Over time, Douglass came to see limitations in Garrison's ideas. He challenged Garrison's belief that the movement should hope that moral pressure alone could end slavery. Abolitionists, he argued, had to build a political party that could use state power to attack slavery. In 1847, he marked his break with Garrison by founding his own newspaper, the North Star.

In its pages, he supported anti-slavery parties like the Liberty Party, the Free Soil Party, and eventually, the newly born Republican Party. The election of Republican Abraham Lincoln as president in 1860 was the final straw that broke the union.

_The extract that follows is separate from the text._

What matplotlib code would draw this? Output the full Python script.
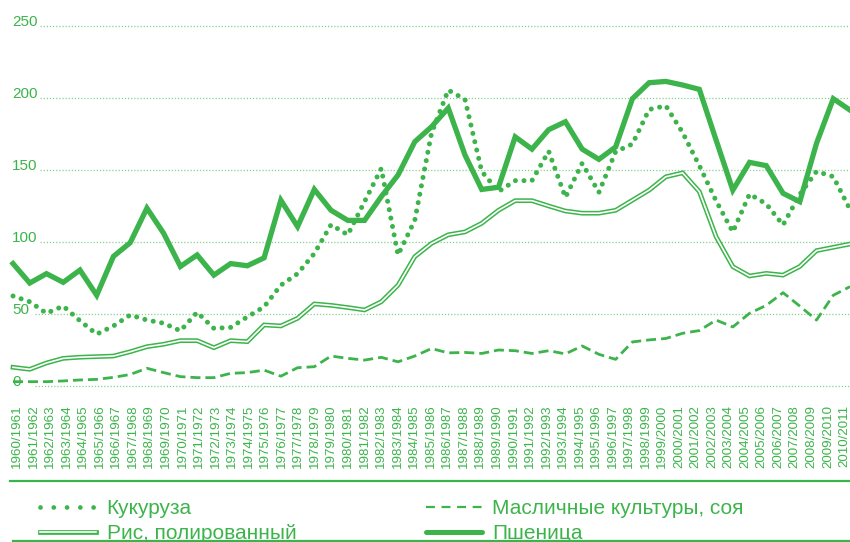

Radical abolitionists had mixed feelings about the Republicans, who were against the extension of slavery but not for its abolition. But Lincoln's election pushed the South to secede--and sparked the Civil War.

Douglass saw this as decisive. "The American people and the government at Washington may refuse to recognize it for a time," Douglass wrote in the North Star, "but the inexorable logic of events will force it upon them in the end; that the war now being waged in this land is a war for and against slavery."

Driven by the agitation of the abolitionists and the logic of the war itself, a reluctant Lincoln finally emancipated Southern slaves in 1863. From that point on, he pursued the war relentlessly, making no concessions that would allow slavery to survive.

The Civil War became what Douglass had predicted--"a war for and against slavery." As Lincoln later admitted, "The logical and moral power of Garrison and the anti-slavery people of the country and the army have done it all."